# Holden Cruze Project



## Blasirl (Mar 31, 2015)

benm0646 said:


> Hey guys. I am looking at modifying my 1.4LT Holden Cruze to get more power and get it out on the track.
> 
> It currently has SL Springs, cat back exhaust and a Pod filter which often throws a check engine light even though the air flow sensor is still in it (not sure how to get around this) but I am planning on purchasing...
> 
> ...


Welcome Aboard!

Before you buy anthing else, seriously consider getting a tune first. Most bang for the buck. I have a Trifecta tune myself, but there is also BNR, ZZP and others.
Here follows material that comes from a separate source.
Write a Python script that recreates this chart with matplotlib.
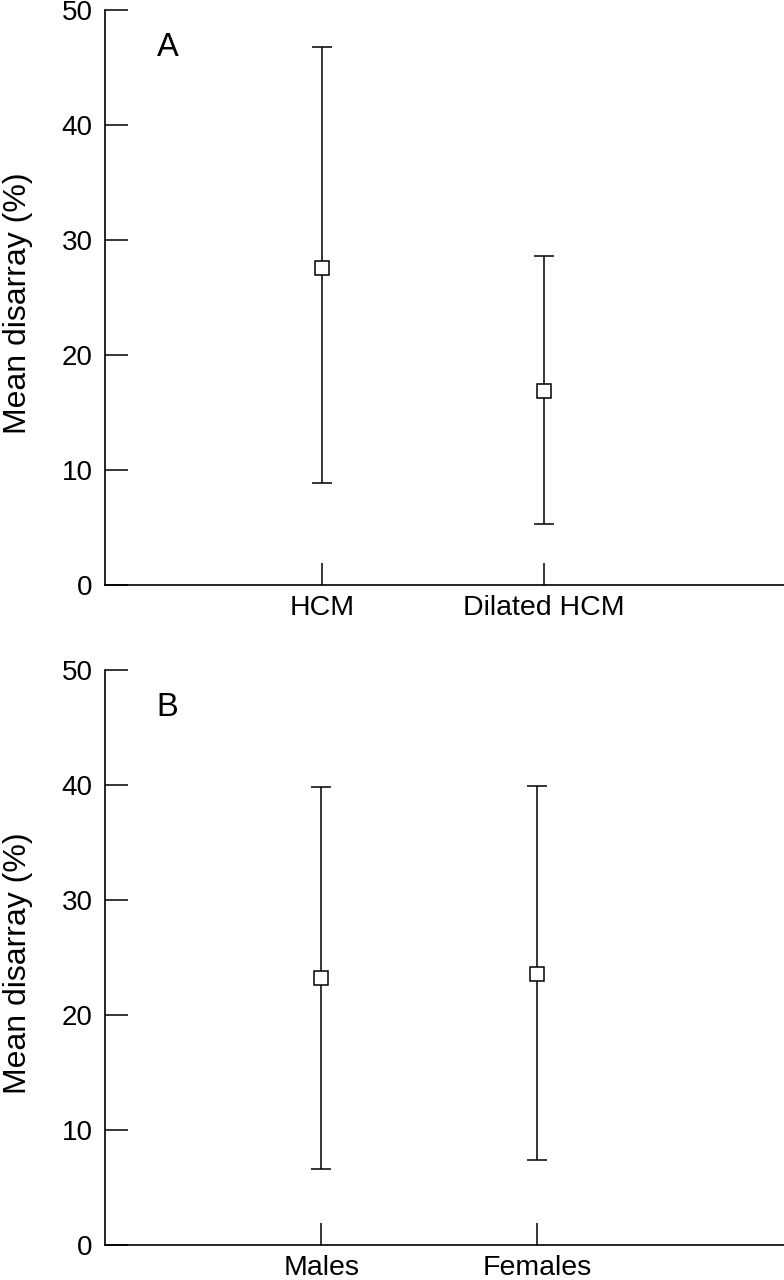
import matplotlib
matplotlib.use("Agg")
import matplotlib.pyplot as plt
import numpy as np

plt.rcParams['font.family'] = ['Liberation Sans', 'DejaVu Sans']

# Panel A data
groups_a = ['HCM', 'Dilated HCM']
mean_a = [27.6, 16.9]
upper_a = [46.8, 28.6]
lower_a = [8.9, 5.3]

# Panel B data
groups_b = ['Males', 'Females']
mean_b = [23.2, 23.6]
upper_b = [39.85, 39.9]
lower_b = [6.6, 7.4]

yticks = [0, 10, 20, 30, 40, 50]

W, H = 784, 1280
fig = plt.figure(figsize=(W / 100, H / 100), dpi=100)

def px_axes(left, top, right, bottom):
    return fig.add_axes([left / W, 1 - bottom / H, (right - left) / W, (bottom - top) / H])

axA = px_axes(105, 10, 784, 585)
axB = px_axes(105, 670, 784, 1245)

def draw(ax, groups, mean, upper, lower, letter, xlim):
    x = np.arange(1, len(groups) + 1)
    m = np.array(mean)
    err = [m - np.array(lower), np.array(upper) - m]
    ax.errorbar(x, m, yerr=err, fmt='s', color='black', ecolor='black',
                elinewidth=1.1, capsize=7.2, capthick=1.1,
                markersize=10, markerfacecolor='white', markeredgecolor='black',
                markeredgewidth=1.1, zorder=3)
    ax.set_xlim(*xlim)
    ax.set_ylim(0, 50)
    ax.set_yticks(yticks)
    ax.set_xticks(x)
    ax.set_xticklabels(groups, fontsize=20.5)
    ax.tick_params(axis='y', direction='in', length=16.5, width=1.1, labelsize=20, pad=9)
    ax.tick_params(axis='x', direction='in', length=16, width=1.1, pad=7)
    for s in ['top', 'right']:
        ax.spines[s].set_visible(False)
    for s in ['left', 'bottom']:
        ax.spines[s].set_linewidth(1.2)
    ax.set_ylabel('Mean disarray (%)', fontsize=23, va='center')
    ax.yaxis.set_label_coords(-0.128, 0.49)
    ax.text(0.092, 0.935, letter, transform=ax.transAxes, fontsize=23.5,
            ha='center', va='center')
    ax.patch.set_alpha(0)

draw(axA, groups_a, mean_a, upper_a, lower_a, 'A', (0.023, 3.08))
draw(axB, groups_b, mean_b, upper_b, lower_b, 'B', (0.0, 3.14))

fig.savefig('out.png', dpi=100, facecolor='white')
Don't forget to introduce yourself and your Cruze here.


----------



## F18D4T (Sep 24, 2020)

benm0646 said:


> Hey guys. I am looking at modifying my 1.4LT Holden Cruze to get more power and get it out on the track.
> 
> It currently has SL Springs, cat back exhaust and a Pod filter which often throws a check engine light even though the air flow sensor is still in it (not sure how to get around this) but I am planning on purchasing...
> 
> ...


A tune will fix the engine light issues youre having, its probably airflow correlation error and likely means your fueling is off... Dont bother with throttle body upgrade, the stock one is 2.5" which is plenty unless youre planning on some SERIOUS mods. The stock ecu is pretty robust, especially the later ones and are easily tuneable. The wheel and injector upgrade will substantially increase your power levels and with the right ecu you can even run flex fuel to push it a bit more


----------



## benm0646 (Nov 17, 2020)

What do you guys think of plug and play tunes vs a proper dyno tune? With the simple mods I have done will I get more for my money with just a plug in kit to give me some power and a bit more fun until I eventually do the higher mods?


----------



## Blasirl (Mar 31, 2015)

benm0646 said:


> What do you guys think of plug and play tunes vs a proper dyno tune? With the simple mods I have done will I get more for my money with just a plug in kit to give me some power and a bit more fun until I eventually do the higher mods?


Just buy the appropriate level tune. If yoiu only plan to have a stock vehicle, buy a plug and play, if you want to mod, buy the next higher level and basically get unlimited changes.


----------